** start of Given records **

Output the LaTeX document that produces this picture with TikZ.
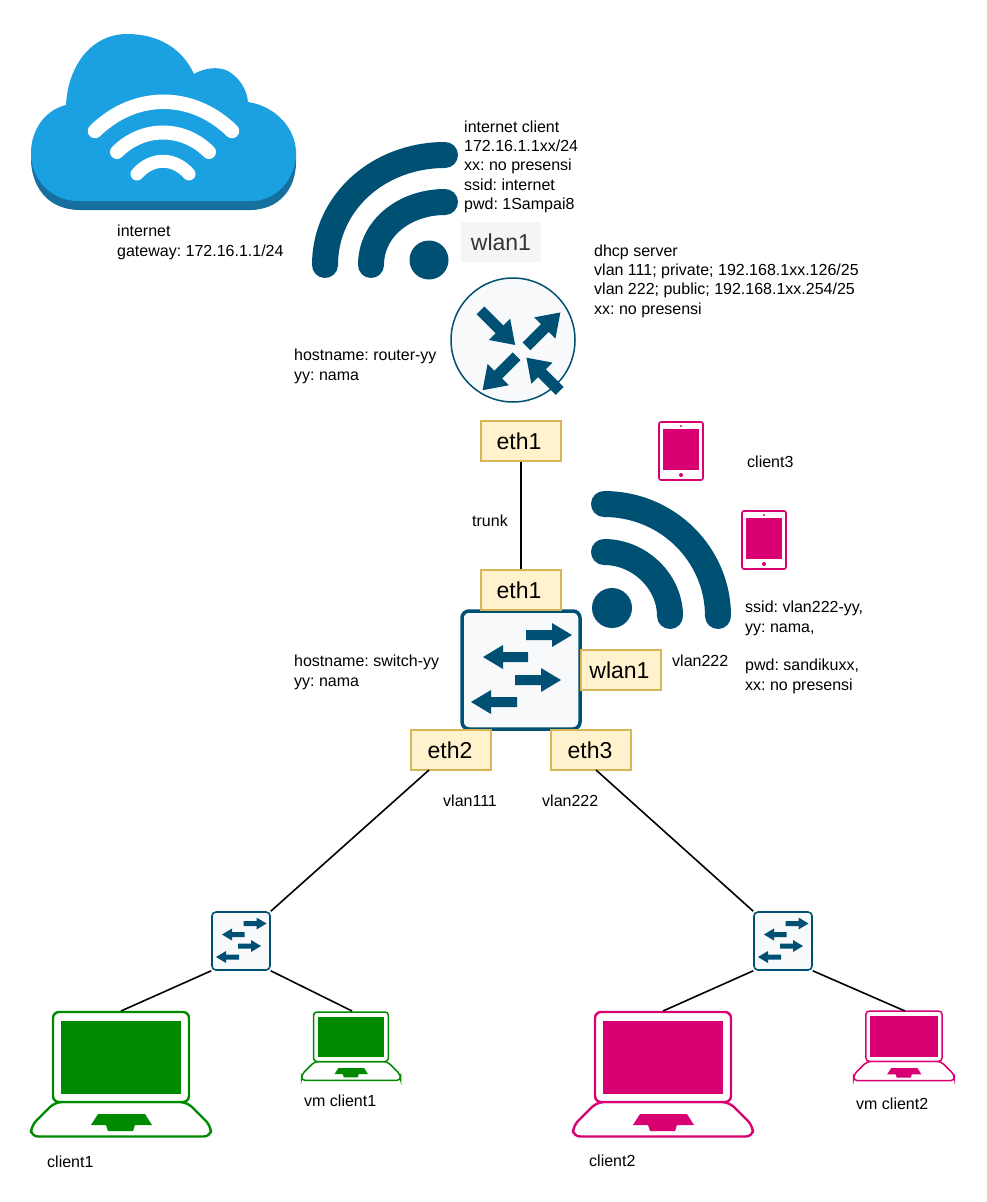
\documentclass[tikz,border=0pt]{standalone}
\usepackage{fontspec}
\setmainfont{Liberation Sans}
\frenchspacing
\definecolor{dkteal}{HTML}{005073}
\definecolor{cloudblue}{HTML}{1BA1E2}
\definecolor{clouddark}{HTML}{16709F}
\definecolor{devfill}{HTML}{F8F9FA}
\definecolor{pinkc}{HTML}{D80073}
\definecolor{greenc}{HTML}{008A00}
\definecolor{portfill}{HTML}{FFF2CC}
\definecolor{portline}{HTML}{D6B656}
\newcommand{\rarr}[3]{\fill[dkteal] (#1,#3-5) -- (#2-20,#3-5) -- (#2-20,#3-12) -- (#2,#3) -- (#2-20,#3+12) -- (#2-20,#3+5) -- (#1,#3+5) -- cycle;}
\newcommand{\larr}[3]{\fill[dkteal] (#2,#3-5) -- (#1+20,#3-5) -- (#1+20,#3-12) -- (#1,#3) -- (#1+20,#3+12) -- (#1+20,#3+5) -- (#2,#3+5) -- cycle;}
\newcommand{\rtarr}[3]{\fill[dkteal] (#1,#3-5.5) -- (#2-22,#3-5.5) -- (#2-22,#3-15) -- (#2,#3) -- (#2-22,#3+15) -- (#2-22,#3+5.5) -- (#1,#3+5.5) -- cycle;}
\newcommand{\swarrows}[3]{\begin{scope}[shift={(#1,#2)},scale=#3]
\rarr{5}{51}{-35}\larr{-38}{7}{-13}\rarr{-6}{40}{10}\larr{-50}{-4}{32}
\end{scope}}
\newcommand{\laptop}[5]{\begin{scope}[shift={(#1,#2)},scale=#3]
\draw[#4,line width=#5,rounded corners=#3*7pt,fill=white] (-66,90) -- (-90,114) -- (-90,124.5) -- (90,124.5) -- (90,114) -- (66,90) -- cycle;
\draw[#4,line width=#5,rounded corners=#3*6pt,fill=white] (-68,0) rectangle (68,90);
\fill[#4] (-60,9) rectangle (60,82);
\fill[#4] (-23,102) -- (24,102) -- (31,113) -- (14,113) -- (12,119) -- (-13,119) -- (-15,113) -- (-30,113) -- cycle;
\end{scope}}
\newcommand{\tablet}[2]{\begin{scope}[shift={(#1,#2)}]
\draw[pinkc,line width=1.6pt,rounded corners=2pt,fill=white] (0,0) rectangle (44,58);
\fill[pinkc] (4,7) rectangle (40,48);
\fill[pinkc] (22,4) circle (1.1);
\fill[pinkc] (22,53) circle (2);
\end{scope}}
\tikzset{
  port/.style={draw=portline,fill=portfill,line width=1.2pt,minimum width=80pt,minimum height=40pt,inner sep=0pt,font=\fontsize{23}{28}\selectfont},
  lbl/.style={anchor=north west,align=left,inner sep=0pt,font=\fontsize{16}{19.3}\selectfont},
  link/.style={black,line width=1.6pt},
  sw/.style={draw=dkteal,fill=devfill,rounded corners=#1,inner sep=0pt},
  wave/.style={dkteal,line width=26pt,line cap=round},
  cloudwave/.style={white,line cap=round}
}
\begin{document}
\begin{tikzpicture}[x=1pt,y=-1pt]
\useasboundingbox (0,0) rectangle (986,1202);
% cloud
\path[fill=clouddark] (31,150) -- (31,162) .. controls (33,190) and (50,210) .. (80,210) -- (250,210) .. controls (278,210) and (296,190) .. (296,162) -- (296,150) -- cycle;
\path[fill=cloudblue] (66,105) .. controls (68,65) and (92,34) .. (127,34) .. controls (158,34) and (182,48) .. (194,74) .. controls (204,68) and (218,66) .. (228,71) .. controls (240,78) and (247,90) .. (248,102) .. controls (275,106) and (296,128) .. (296,153) .. controls (296,180) and (275,201) .. (252,201) -- (78,201) .. controls (52,201) and (31,180) .. (31,153) .. controls (31,130) and (45,110) .. (66,105) -- cycle;
\draw[cloudwave,line width=14.5pt] (95,131) .. controls (135,92) and (192,92) .. (232,131);
\draw[cloudwave,line width=14pt] (117,152) .. controls (143,126) and (183,126) .. (209,152);
\draw[cloudwave,line width=13pt] (137,174) .. controls (152,157) and (174,157) .. (189,174);
% wifi top
\draw[wave] (325,265) .. controls (325,203) and (378,155) .. (445,155);
\draw[wave] (371,265) .. controls (371,228) and (405,202) .. (445,202);
\fill[dkteal] (429,260) circle (19.5);
% wifi bottom
\draw[wave] (604,504) .. controls (668,504) and (718,555) .. (718,616);
\draw[wave] (604,552) .. controls (640,552) and (670,582) .. (670,616);
\fill[dkteal] (612,608) circle (20);
% router
\node[circle,draw=dkteal,fill=devfill,line width=1.5pt,minimum size=124pt,inner sep=0pt] (router) at (513,340) {};
\begin{scope}[shift={(513,340)},rotate=45]\rtarr{5}{53}{14}\end{scope}
\begin{scope}[shift={(513,340)},rotate=-45]\rtarr{-44}{5}{2}\end{scope}
\begin{scope}[shift={(513,340)},rotate=-135]\rtarr{9}{57}{-14}\end{scope}
\begin{scope}[shift={(513,340)},rotate=135]\rtarr{-69}{-22}{-3}\end{scope}
% main switch
\node[sw=7pt,line width=3.5pt,minimum size=118pt] (sw0) at (521,670) {};
\swarrows{521}{670}{1}
% small switches
\node[sw=4pt,line width=1.6pt,minimum size=58pt] (sw1) at (241,941) {};
\swarrows{241}{941}{0.5}
\node[sw=4pt,line width=1.6pt,minimum size=58pt] (sw2) at (783,941) {};
\swarrows{783}{941}{0.5}
% ports
\node[port] (p1) at (521,441) {eth1\kern4pt};
\node[port] (p2) at (521,590) {eth1\kern4pt};
\node[port] (p3) at (621,670) {wlan1\kern3pt};
\node[port] (p4) at (451,750) {eth2\kern2pt};
\node[port] (p5) at (591,750) {eth3\kern2pt};
\node[fill=black!4,text=black!80,minimum width=80pt,minimum height=40pt,inner sep=0pt,font=\fontsize{23}{28}\selectfont] (w1) at (501,242) {wlan1};
% laptops
\laptop{121}{1012}{1}{greenc}{2.4pt}
\laptop{351}{1012}{0.55}{greenc}{1.5pt}
\laptop{663}{1012}{1}{pinkc}{2.4pt}
\laptop{904}{1011}{0.56}{pinkc}{1.5pt}
\coordinate (l1) at (121,1011);
\coordinate (l2) at (352,1011);
\coordinate (l3) at (663,1011);
\coordinate (l4) at (905,1011);
\coordinate (e2) at (429,770);
\coordinate (e3) at (596,770);
% tablets
\tablet{659}{422}
\tablet{742}{511}
% links
\draw[link] (p1) -- (p2);
\draw[link] (e2) -- (sw1.north east);
\draw[link] (e3) -- (sw2.north west);
\draw[link] (sw1.south west) -- (l1);
\draw[link] (sw1.south east) -- (l2);
\draw[link] (sw2.south west) -- (l3);
\draw[link] (sw2.south east) -- (l4);
% labels
\node[lbl] (t1) at (464,120.5) {internet client\\172.16.1.1xx/24\\xx: no presensi\\ssid: internet\\pwd: 1Sampai8};
\node[lbl] (t2) at (117,225) {internet\\gateway: 172.16.1.1/24};
\node[lbl] (t3) at (594,244.5) {dhcp server\\vlan 111; private; 192.168.1xx.126/25\\vlan 222; public; 192.168.1xx.254/25\\xx: no presensi};
\node[lbl] (t4) at (294,349) {hostname: router-yy\\yy: nama};
\node[lbl] (t5) at (472,515) {trunk};
\node[lbl] (t6) at (747,456) {client3};
\node[lbl] (t7) at (745,601) {ssid: vlan222-yy,\\yy: nama,\\[19.3pt]pwd: sandikuxx,\\xx: no presensi};
\node[lbl] (t8) at (672,655) {vlan222};
\node[lbl] (t9) at (294,655) {hostname: switch-yy\\yy: nama};
\node[lbl] (t10) at (443,795) {vlan111};
\node[lbl] (t11) at (542,795) {vlan222};
\node[lbl] (t12) at (304,1095) {vm client1};
\node[lbl] (t13) at (47,1156) {client1};
\node[lbl] (t14) at (589,1155) {client2};
\node[lbl] (t15) at (856,1098) {vm client2};
\end{tikzpicture}
\end{document}
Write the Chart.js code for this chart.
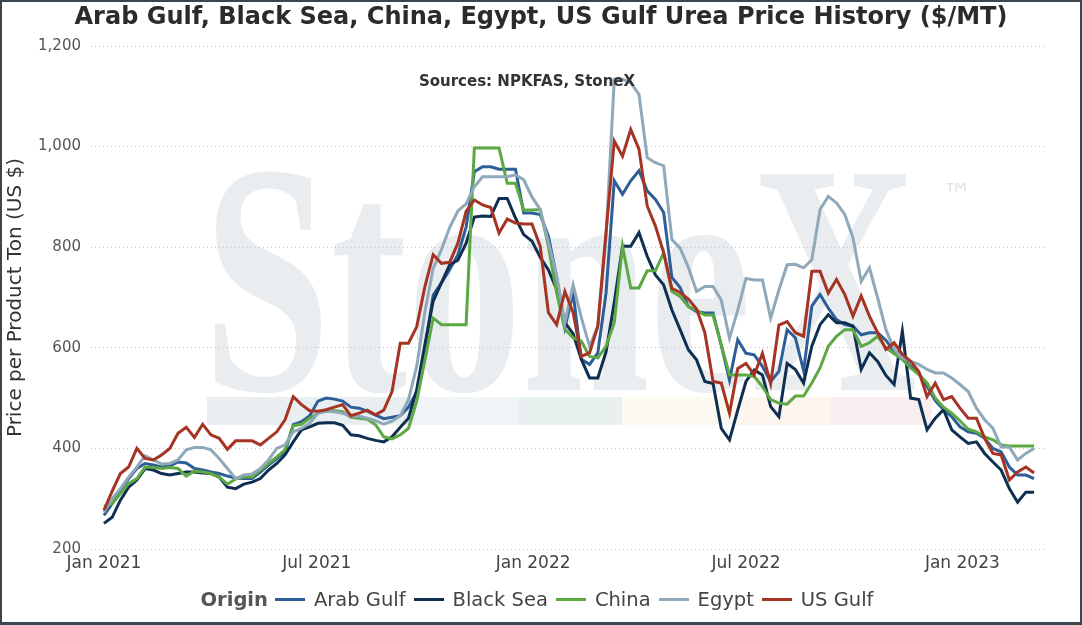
<!DOCTYPE html>
<html>
<head>
<meta charset="utf-8">
<script src="https://cdn.jsdelivr.net/npm/chart.js@4.4.0/dist/chart.umd.min.js"></script>
<style>
    html, body { margin: 0; padding: 0; background: #fff; }
    #wrap { position: relative; width: 1082px; height: 625px; overflow: hidden; }
    #frame { position: absolute; left: 0; top: 0; width: 1082px; height: 625px; box-sizing: border-box;
             border: 2px solid #3a4650; border-bottom-width: 3px; pointer-events: none; }
    #legend { position: absolute; left: 0; width: 1082px; top: 588px; display: flex; justify-content: center;
              align-items: center; font-family: "DejaVu Sans", sans-serif; font-size: 19.5px; color: #444; }
    #legend .title { font-weight: bold; color: #555; margin-right: 7px; }
    #legend .sample { display: inline-block; width: 30px; height: 3px; margin-right: 9px; }
    #legend .name { margin-right: 8px; }
</style>
</head>
<body>
<div id="wrap">
    <canvas id="ureaChart"></canvas>
    <div id="legend"></div>
    <div id="frame"></div>
</div>
<script>
const originNames = ["Arab Gulf", "Black Sea", "China", "Egypt", "US Gulf"];
const originColors = ["#2e5e98", "#0f2f52", "#5ca842", "#8fa8ba", "#a63424"];
const tickDays = [0, 181, 365, 546, 730];
const tickLabels = ["Jan 2021", "Jul 2021", "Jan 2022", "Jul 2022", "Jan 2023"];

// Wochenwerte ab 01.01.2021 ($/MT)
const arabGulf = [267, 290, 317, 340, 360, 370, 367, 363, 365, 373, 371, 360, 357, 353, 350, 345, 341, 340, 340, 353, 367, 380, 393, 447, 453, 465,
    494, 500, 498, 494, 482, 480, 474, 466, 459, 462, 465, 482, 512, 600, 705, 729, 755, 785, 840, 950, 960, 960, 955, 955, 955, 868, 868,
    865, 822, 740, 640, 709, 577, 567, 590, 709, 932, 905, 932, 952, 912, 895, 869,
    740, 720, 682, 672, 669, 669, 605, 536, 616, 589, 586, 563, 533, 553, 636,
    620, 554, 683, 706, 679, 656, 646, 643, 626, 630, 630, 615, 592, 578,
    563, 550, 523, 495, 477, 463, 443, 433, 430, 420, 400, 393, 363, 347, 347, 340];
const blackSea = [251, 263, 297, 323, 337, 360, 357, 350, 347, 350, 353, 353, 351, 350, 343, 323, 320, 329, 333, 340, 357, 370, 387, 413, 437, 443,
    450, 451, 451, 446, 427, 425, 420, 416, 413, 423, 442, 460, 517, 607, 693, 729, 765, 774, 808, 860, 862, 861, 897, 897, 858, 825, 812,
    780, 755, 716, 650, 628, 577, 540, 540, 592, 690, 802, 802, 829, 782, 745, 725,
    675, 636, 596, 576, 533, 529, 440, 417, 476, 533, 556, 546, 483, 463, 569,
    557, 530, 603, 646, 666, 650, 650, 643, 557, 590, 573, 545, 527, 633,
    500, 497, 437, 460, 477, 437, 423, 410, 413, 390, 373, 357, 320, 293, 313, 313];
const china = [285, 290, 310, 330, 340, 363, 362, 360, 362, 360, 345, 355, 353, 350, 343, 329, 339, 343, 343, 357, 370, 383, 397, 445, 448, 460,
    470, 475, 475, 473, 462, 460, 458, 447, 423, 419, 427, 440, 494, 576, 659, 646, 646, 646, 646, 997, 997, 997, 997, 927, 927, 874, 874,
    875, 802, 709, 637, 620, 613, 583, 580, 603, 650, 802, 719, 719, 753, 753, 789,
    712, 702, 682, 675, 665, 665, 606, 546, 546, 546, 543, 523, 497, 490, 488,
    504, 504, 530, 560, 603, 623, 636, 636, 603, 610, 623, 600, 588, 577,
    560, 547, 530, 500, 482, 470, 455, 438, 433, 423, 417, 407, 405, 405, 405, 405];
const egypt = [273, 300, 320, 343, 363, 385, 377, 369, 370, 377, 397, 402, 402, 397, 380, 360, 340, 347, 349, 360, 377, 400, 407, 433, 440, 450,
    470, 474, 473, 470, 464, 464, 460, 455, 448, 454, 465, 497, 563, 672, 758, 795, 839, 872, 886, 920, 940, 940, 940, 940, 944, 934, 900,
    875, 810, 743, 650, 725, 660, 603, 643, 820, 1134, 1134, 1127, 1104, 978, 968, 962,
    815, 798, 760, 712, 722, 722, 695, 619, 675, 738, 735, 735, 659, 715, 765,
    766, 759, 775, 875, 901, 888, 865, 819, 732, 759, 699, 636, 597, 580,
    573, 567, 557, 550, 550, 540, 527, 513, 480, 457, 440, 403, 403, 377, 390, 400];
const usGulf = [277, 315, 350, 363, 400, 380, 377, 387, 400, 430, 442, 422, 448, 427, 420, 398, 415, 415, 415, 407, 420, 433, 457, 503, 487, 475,
    474, 477, 482, 487, 465, 470, 476, 467, 476, 513, 609, 609, 642, 722, 785, 768, 770, 808, 871, 894, 884, 879, 828, 856, 848, 846, 846,
    802, 670, 646, 712, 670, 583, 590, 643, 830, 1011, 981, 1034, 995, 882, 842, 789,
    718, 710, 697, 677, 630, 533, 530, 470, 559, 569, 546, 589, 529, 645, 652,
    630, 623, 752, 752, 709, 736, 706, 663, 703, 663, 630, 597, 610, 587,
    573, 553, 503, 530, 497, 503, 480, 460, 460, 420, 390, 387, 337, 353, 363, 351];

const series = [arabGulf, blackSea, china, egypt, usGulf];
const fontFamily = '"DejaVu Sans", Verdana, sans-serif';

// Hintergrund: Band und StoneX-Schriftzug
const bandSegments = [
    [207, 415, "#e9eef1"], [415, 518, "#f0f5f8"], [518, 622, "#e9f0f0"],
    [622, 735, "#fcfaf0"], [735, 830, "#fcf6ee"], [830, 932, "#f9edef"]
];

const watermarkPlugin = {
    id: "watermark",
    afterLayout(chart) {
        // Titel über die ganze Breite zentrieren
        const t = chart.titleBlock;
        if (t) {
            t.left = 0;
            t.right = chart.width;
            t.width = chart.width;
        }
    },
    beforeDraw(chart) {
        const ctx = chart.ctx;
        ctx.save();
        bandSegments.forEach(([x0, x1, color]) => {
            ctx.fillStyle = color;
            ctx.fillRect(x0, 397, x1 - x0, 28);
        });
        ctx.font = 'bold 330px "Liberation Serif", serif';
        ctx.fillStyle = "#e9edf0";
        ctx.textBaseline = "alphabetic";
        const w = ctx.measureText("StoneX").width;
        ctx.translate(203, 390);
        ctx.scale(714 / w, 1);
        ctx.fillText("StoneX", 0, 0);
        ctx.restore();

        ctx.save();
        ctx.font = '30px "DejaVu Sans", sans-serif';
        ctx.fillStyle = "#dfe4e8";
        ctx.fillText("\u2122", 942, 205);
        ctx.restore();
    },
    afterDraw(chart) {
        const ctx = chart.ctx;
        ctx.save();
        ctx.font = "bold 15px " + fontFamily;
        ctx.fillStyle = "#333";
        ctx.textAlign = "center";
        ctx.textBaseline = "middle";
        ctx.fillText("Sources: NPKFAS, StoneX", 527, 82);
        ctx.restore();
    }
};

const datasets = series.map((values, i) => ({
    label: originNames[i],
    data: values.map((v, k) => ({ x: k * 7, y: v })),
    borderColor: originColors[i],
    backgroundColor: originColors[i],
    borderWidth: 3,
    pointRadius: 0,
    tension: 0,
    order: series.length - i
}));

const config = {
    type: "line",
    data: { datasets },
    options: {
        responsive: true,
        maintainAspectRatio: false,
        animation: false,
        layout: { padding: { left: 0, right: 35, top: 0, bottom: 0 } },
        plugins: {
            legend: { display: false },
            tooltip: { enabled: false },
            title: {
                display: true,
                text: "Arab Gulf, Black Sea, China, Egypt, US Gulf Urea Price History ($/MT)",
                color: "#2b2b2b",
                font: { family: fontFamily, size: 24, weight: "bold" },
                padding: { top: 3, bottom: 14.2 }
            }
        },
        scales: {
            x: {
                type: "linear",
                min: -11,
                max: 802,
                grid: { display: false, drawTicks: false },
                border: { display: false },
                afterFit: scale => { scale.height = 76; },
                afterBuildTicks: scale => { scale.ticks = tickDays.map(v => ({ value: v })); },
                ticks: {
                    padding: 4,
                    color: "#444",
                    font: { family: fontFamily, size: 17 },
                    maxRotation: 0,
                    callback: value => tickLabels[tickDays.indexOf(value)]
                }
            },
            y: {
                min: 200,
                max: 1200,
                afterFit: scale => { scale.width = 91; },
                grid: { color: "#c4c4c4", lineWidth: 1, drawTicks: false },
                border: { display: false, dash: [1, 3] },
                ticks: {
                    stepSize: 200,
                    padding: 10,
                    color: "#555",
                    font: { family: fontFamily, size: 15 },
                    callback: value => value.toLocaleString("en-US")
                },
                title: {
                    display: true,
                    text: "Price per Product Ton (US $)",
                    color: "#333",
                    font: { family: fontFamily, size: 20 },
                    padding: { top: 4, bottom: 4 }
                }
            }
        }
    },
    plugins: [watermarkPlugin]
};

function renderLegend() {
    const container = document.getElementById("legend");
    const title = document.createElement("span");
    title.classList.add("title");
    title.textContent = "Origin";
    container.appendChild(title);

    originNames.forEach((name, i) => {
        const sample = document.createElement("span");
        sample.classList.add("sample");
        sample.style.background = originColors[i];
        const label = document.createElement("span");
        label.classList.add("name");
        label.textContent = name;
        container.appendChild(sample);
        container.appendChild(label);
    });
}

const canvas = document.getElementById("ureaChart");
canvas.style.width = "1082px";
canvas.style.height = "625px";
renderLegend();
new Chart(canvas, config);
</script>
</body>
</html>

** end of Given records **

Written request: Copy every line above that includes the string "this".

Exercise result:
Output the LaTeX document that produces this picture with TikZ.
Write the Chart.js code for this chart.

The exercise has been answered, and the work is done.